Mr. Tavenner: Now, in preparation for your testimony here, have you spent considerable time and effort in recalling and in reducing to writing the information which you have?

Mr. Kazan: I spent a great deal of time, yes, sir?

Mr. Tavenner: Do you have prepared, in written form, the full and complete statement which you say you would like to make to the Committee?

Mr. Kazan: Yes, sir, I have such a statement prepared.


(Statement of Elia Kazan:)

New York City, N.Y., April 9, 1952

The House Committee on Un-American Acitivities,

Washington, D.C.


I wish to ammend the testimony which I gave before you on January 14 of this year, by adding to it this letter and the accompanying sworn affidavit.

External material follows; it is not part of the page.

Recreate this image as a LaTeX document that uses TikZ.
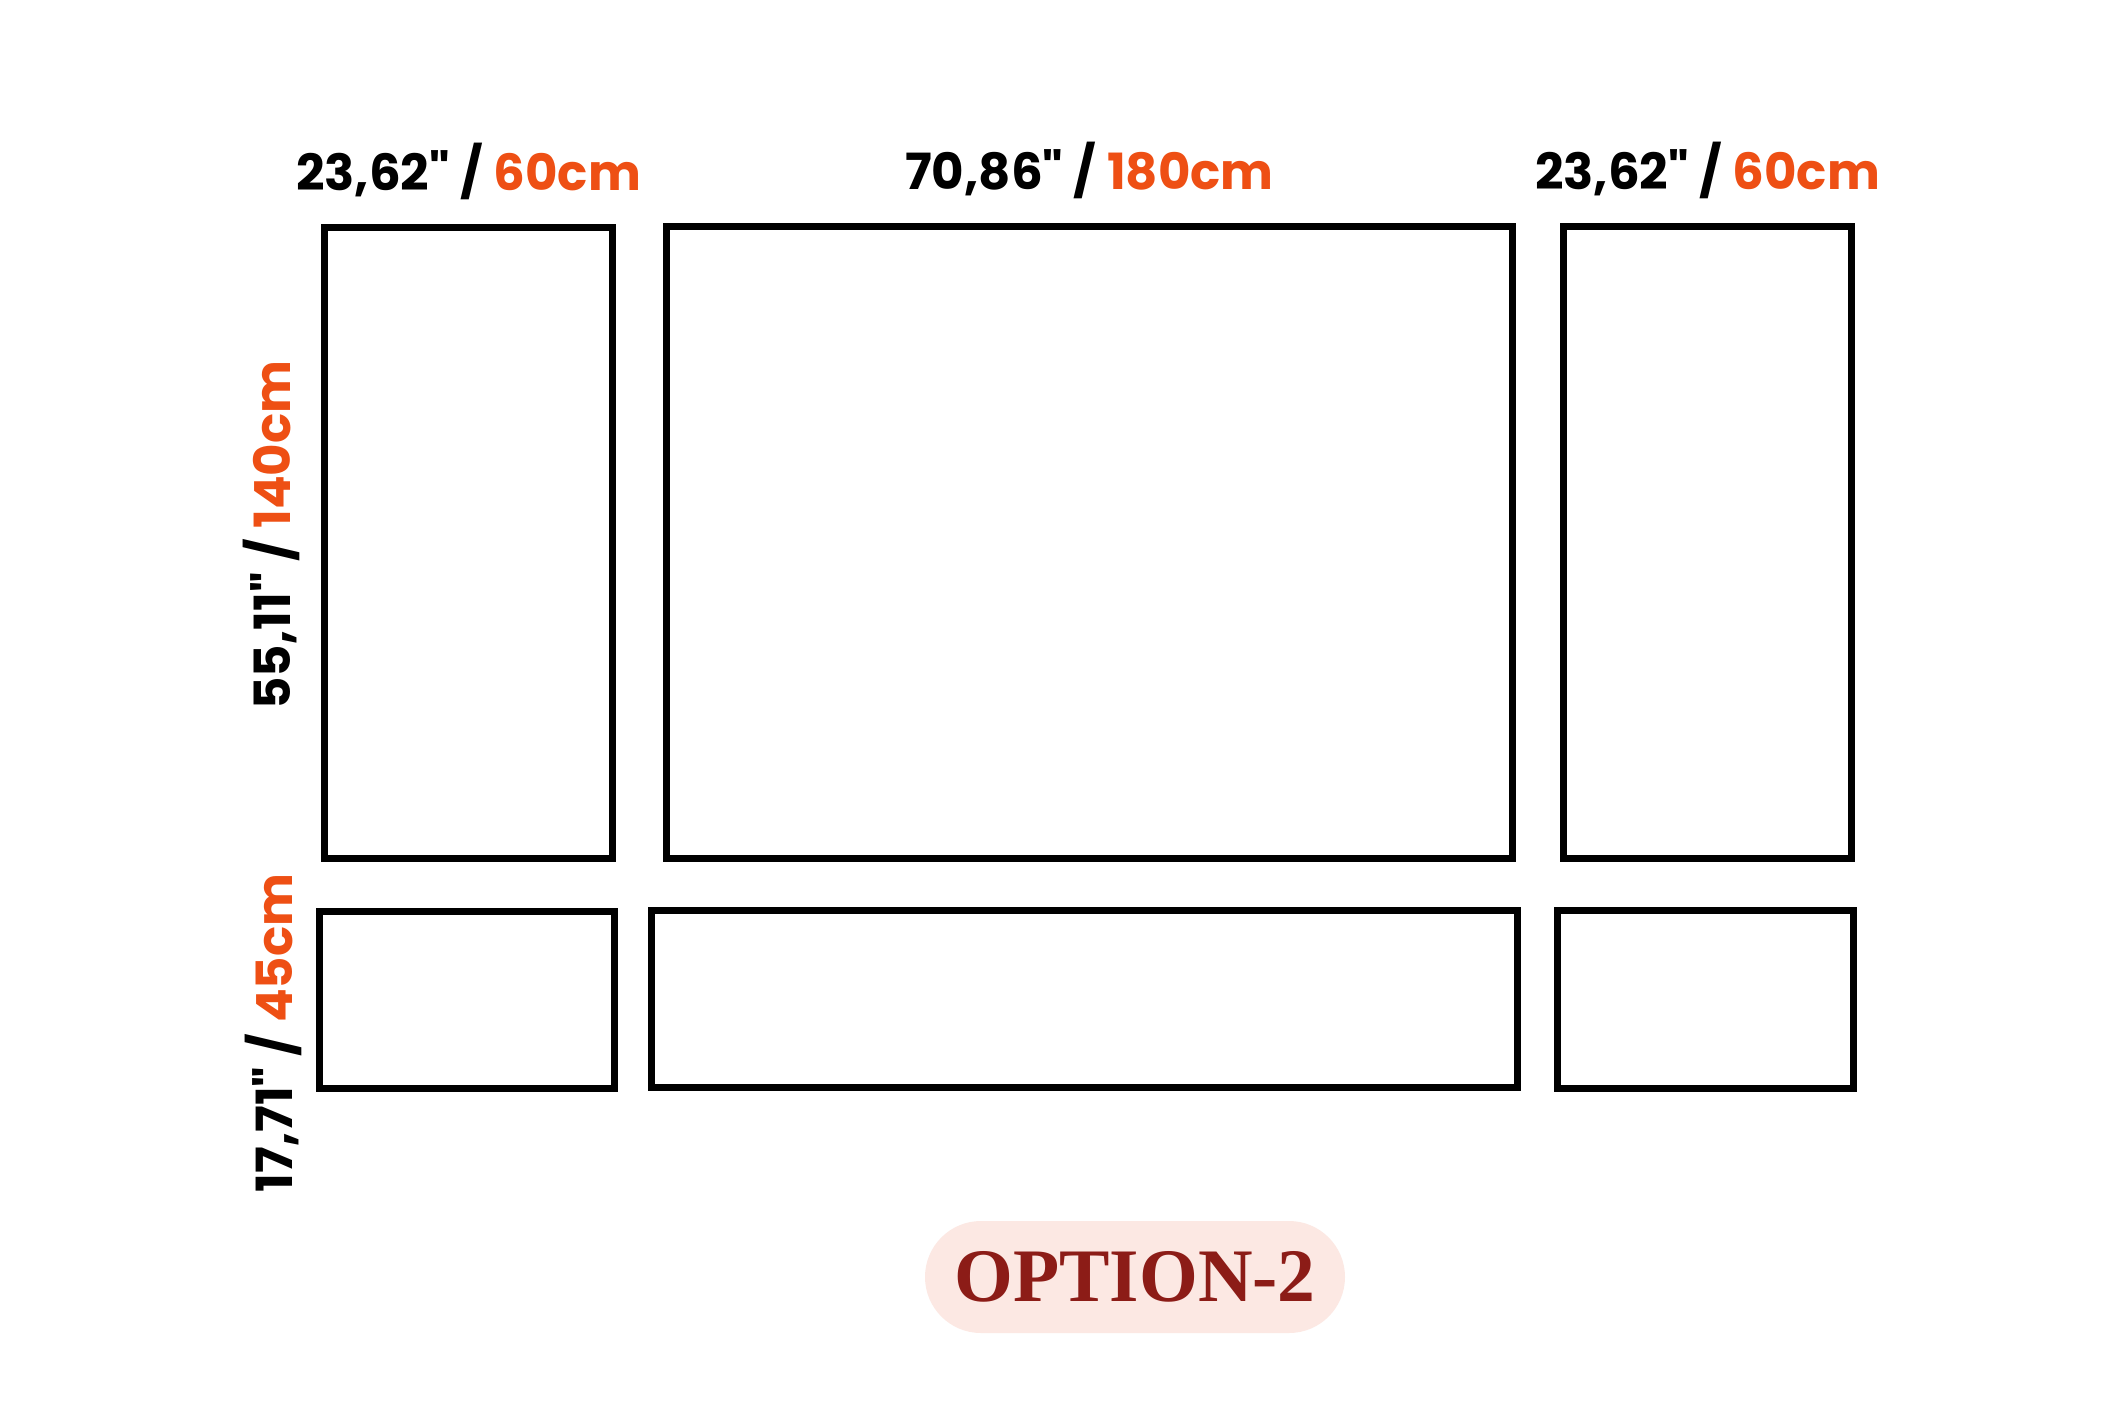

In the affidavit I answer the only question which I failed to answer at the hearing, namely, what people I knew to be members of the Communist Party between the summer of 1934, when I joined it, and the late winter or early spring of 1936, when I severed all connection with it.

I have come to the conclusion that I did wrong to withhold these names before, because secrecy serves the Communists, and is exactly what they want. The American people need the facts and all the facts about all aspects of Communism in order to deal with it wisely and effectively. It is my obligation as a citizen to tell everything that I know.

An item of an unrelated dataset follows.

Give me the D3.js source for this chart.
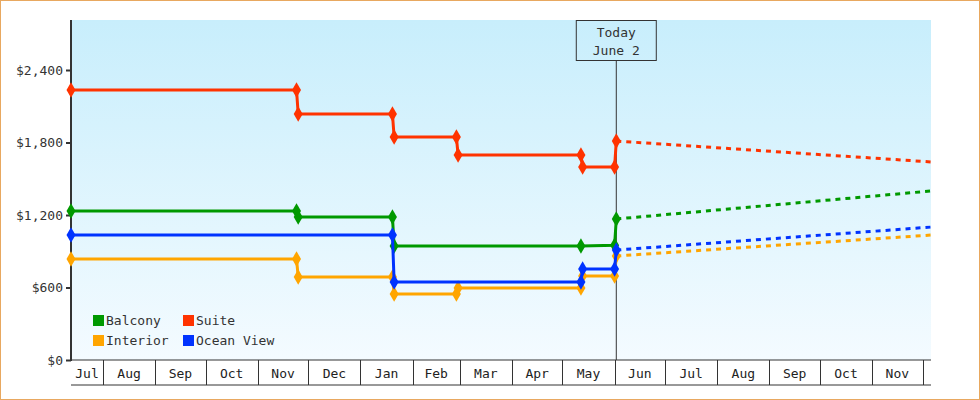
<!DOCTYPE html>
<html><head><meta charset="utf-8">
<script src="https://cdn.jsdelivr.net/npm/d3@7"></script>
<style>
body { margin: 0; }
svg { font-family: "DejaVu Sans Mono", monospace; }
</style></head>
<body><svg id="chart" width="980" height="400"></svg>
<script>
var parse = d3.timeParse( '%Y-%m-%d' );

// series: [date, price] pairs, past (solid) and forecast (dashed)
var suite = [ [ '2012-07-13', 2235 ], [ '2012-11-24', 2235 ], [ '2012-11-25', 2036 ], [ '2013-01-20', 2036 ],
	[ '2013-01-21', 1845 ], [ '2013-02-27', 1845 ], [ '2013-02-28', 1697 ], [ '2013-05-12', 1697 ],
	[ '2013-05-13', 1597 ], [ '2013-06-01', 1597 ], [ '2013-06-02', 1812 ] ];
var balcony = [ [ '2012-07-13', 1233 ], [ '2012-11-24', 1233 ], [ '2012-11-25', 1183 ], [ '2013-01-20', 1183 ],
	[ '2013-01-21', 943 ], [ '2013-05-12', 943 ], [ '2013-06-01', 950 ], [ '2013-06-02', 1167 ] ];
var oceanView = [ [ '2012-07-13', 1034 ], [ '2013-01-20', 1034 ], [ '2013-01-21', 645 ], [ '2013-05-12', 645 ],
	[ '2013-05-13', 753 ], [ '2013-06-01', 753 ], [ '2013-06-02', 910 ] ];
var interior = [ [ '2012-07-13', 836 ], [ '2012-11-24', 836 ], [ '2012-11-25', 687 ], [ '2013-01-20', 687 ],
	[ '2013-01-21', 546 ], [ '2013-02-27', 546 ], [ '2013-02-28', 596 ], [ '2013-05-12', 596 ],
	[ '2013-05-13', 695 ], [ '2013-06-01', 695 ], [ '2013-06-02', 861 ] ];
var forecastEnd = { Suite: 1639, Balcony: 1399, 'Ocean View': 1100, Interior: 1034 };
var yTicks = [ 0, 600, 1200, 1800, 2400 ];

var series = [
	{ name: 'Balcony', color: '#009900', data: balcony },
	{ name: 'Suite', color: '#ff3300', data: suite },
	{ name: 'Interior', color: '#ffa500', data: interior },
	{ name: 'Ocean View', color: '#0033ff', data: oceanView }
];
var drawOrder = [ 'Suite', 'Balcony', 'Interior', 'Ocean View' ];

var start = parse( '2012-07-13' ), end = parse( '2013-12-06' ), today = parse( '2013-06-02' );
var plotLeft = 71, plotRight = 931, plotTop = 20, plotBottom = 360;

var svg = d3.select( '#chart' );
var x = d3.scaleTime().domain( [ start, end ] ).range( [ plotLeft, plotRight ] );
var y = d3.scaleLinear().domain( [ 0, 2400 ] ).range( [ plotBottom, 70 ] );

var grad = svg.append( 'defs' ).append( 'linearGradient' )
	.attr( 'id', 'bg' ).attr( 'x1', 0 ).attr( 'y1', 0 ).attr( 'x2', 0 ).attr( 'y2', 1 );
grad.append( 'stop' ).attr( 'offset', 0 ).attr( 'stop-color', '#c8eefc' );
grad.append( 'stop' ).attr( 'offset', 1 ).attr( 'stop-color', '#f4fbff' );

svg.append( 'rect' ).attr( 'x', 0.5 ).attr( 'y', 0.5 ).attr( 'width', 979 ).attr( 'height', 399 )
	.attr( 'fill', '#fff' ).attr( 'stroke', '#e8a860' );
svg.append( 'rect' ).attr( 'x', plotLeft ).attr( 'y', plotTop ).attr( 'width', plotRight - plotLeft ).attr( 'height', plotBottom - plotTop )
	.attr( 'fill', 'url(#bg)' );

// y axis
var yAxis = svg.append( 'g' ).attr( 'transform', 'translate(' + plotLeft + ',0)' )
	.call( d3.axisLeft( y ).tickValues( yTicks ).tickSize( 5 ).tickFormat( d3.format( '$,' ) ) );
yAxis.select( '.domain' ).remove();
yAxis.selectAll( 'text' ).attr( 'font-size', 13 ).attr( 'fill', '#333' ).attr( 'font-family', 'DejaVu Sans Mono' );
yAxis.selectAll( 'line' ).attr( 'stroke', '#333' ).attr( 'stroke-width', 2 );
svg.append( 'line' ).attr( 'x1', plotLeft ).attr( 'x2', plotLeft ).attr( 'y1', plotTop ).attr( 'y2', plotBottom + 1 )
	.attr( 'stroke', '#333' ).attr( 'stroke-width', 2 );

// x axis: month bands
var months = d3.timeMonth.range( d3.timeMonth.floor( start ), end );
var xg = svg.append( 'g' );
xg.append( 'line' ).attr( 'x1', plotLeft ).attr( 'x2', plotRight ).attr( 'y1', plotBottom ).attr( 'y2', plotBottom ).attr( 'stroke', '#333' );
xg.append( 'line' ).attr( 'x1', plotLeft ).attr( 'x2', plotRight ).attr( 'y1', 385 ).attr( 'y2', 385 ).attr( 'stroke', '#333' );
xg.selectAll( '.sep' ).data( months.filter( function ( m ) { return m > start; } ) ).enter()
	.append( 'line' ).attr( 'x1', function ( d ) { return Math.round( x( d ) ) + 0.5; } )
	.attr( 'x2', function ( d ) { return Math.round( x( d ) ) + 0.5; } )
	.attr( 'y1', plotBottom ).attr( 'y2', 385 ).attr( 'stroke', '#333' );
xg.selectAll( '.lbl' ).data( months.filter( function ( m ) { return d3.timeMonth.offset( m, 1 ) < end; } ) ).enter()
	.append( 'text' )
	.attr( 'x', function ( d ) {
		var a = Math.max( x( d ), plotLeft ), b = x( d3.timeMonth.offset( d, 1 ) );
		return ( a + b ) / 2;
	} )
	.attr( 'y', 378 ).attr( 'text-anchor', 'middle' ).attr( 'font-size', 13 ).attr( 'fill', '#222' )
	.text( d3.timeFormat( '%b' ) );

// today marker
svg.append( 'line' ).attr( 'x1', x( today ) ).attr( 'x2', x( today ) ).attr( 'y1', 60 ).attr( 'y2', plotBottom )
	.attr( 'stroke', '#333' );
svg.append( 'rect' ).attr( 'x', x( today ) - 40 ).attr( 'y', 20.5 ).attr( 'width', 80 ).attr( 'height', 40 )
	.attr( 'fill', 'none' ).attr( 'stroke', '#333' );
svg.append( 'text' ).attr( 'x', x( today ) ).attr( 'y', 37 ).attr( 'text-anchor', 'middle' ).attr( 'font-size', 13 ).attr( 'fill', '#333' ).text( 'Today' );
svg.append( 'text' ).attr( 'x', x( today ) ).attr( 'y', 55 ).attr( 'text-anchor', 'middle' ).attr( 'font-size', 13 ).attr( 'fill', '#333' ).text( 'June 2' );

var line = d3.line()
	.x( function ( d ) { return x( parse( d[ 0 ] ) ); } )
	.y( function ( d ) { return y( d[ 1 ] ); } );
var diamond = d3.symbol().type( d3.symbolDiamond ).size( 70 );

drawOrder.forEach( function ( name ) {
	var s = series.filter( function ( t ) { return t.name === name; } )[ 0 ];
	var last = s.data[ s.data.length - 1 ];
	svg.append( 'path' ).attr( 'd', line( [ last, [ '2013-12-06', forecastEnd[ name ] ] ] ) )
		.attr( 'fill', 'none' ).attr( 'stroke', s.color ).attr( 'stroke-width', 3 ).attr( 'stroke-dasharray', '5,5' );
	svg.append( 'path' ).attr( 'd', line( s.data ) )
		.attr( 'fill', 'none' ).attr( 'stroke', s.color ).attr( 'stroke-width', 3 );
	svg.selectAll( null ).data( s.data ).enter().append( 'path' )
		.attr( 'd', diamond ).attr( 'fill', s.color )
		.attr( 'transform', function ( d ) { return 'translate(' + x( parse( d[ 0 ] ) ) + ',' + y( d[ 1 ] ) + ')'; } );
} );

// legend
var lg = svg.append( 'g' ).selectAll( 'g' ).data( series ).enter().append( 'g' )
	.attr( 'transform', function ( d, i ) { return 'translate(' + ( 93 + ( i % 2 ) * 90 ) + ',' + ( 315 + Math.floor( i / 2 ) * 20 ) + ')'; } );
lg.append( 'rect' ).attr( 'width', 11 ).attr( 'height', 11 ).attr( 'fill', function ( d ) { return d.color; } );
lg.append( 'text' ).attr( 'x', 13 ).attr( 'y', 10 ).attr( 'font-size', 13 ).attr( 'fill', '#333' )
	.text( function ( d ) { return d.name; } );
</script></body></html>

Although I answered all other questions which were put to me before,, the naming of these people makes it possible for me to volunteer a detailed description of my own activities and of the general activity which I witnessed. I have attempted to set these down as carefully and fully as my memory allows. In doing so, I have necessarily repeated portions of my former testimony, but I believe that by so doing I have made a more complete picture than if I omitted it.

In the second section of the affidavit, I have tried to review comprehensively my very slight political activity in the 16 years since I left the party. Here again, I have of necessity repeated former testimony, but I wanted to make as complete an over-all picture as my fallible memory allows.

In the third section is a list of the motion pictures I have made and the plays I have chosen to direct. I call your attention to these for they constitute the entire history of my professional activity as a director.


Elia Kazan


State of New York,

County of New York, ss:

I, Elia Kazan, being duly seorn, depose and say:

I repeat my testimony of January 14, 1952, before the House Committee on Un-American Activities, to the effect that I was a member of the Communist Party from sometime in the summer of 1934 until the late winter or early spring of 1936, when I severed all connection with it permanently.

I want to reiterate that in those years, to my eyes, there was no clear opposition national interests between the United States and Russia. It was not even clear to me that the American Communist Party was taking its orders from the Kremlin and acting as a Russian agency in this country. On the contrary, it seemed to me at that time that the Party had a heart the cause of the poor and unemployed people whom I saw on the streets about me. I felt that by joining, I was going to help them, I was going to fight Hitler, and strange as it seems today, I felt that I was acting for the good of the American people.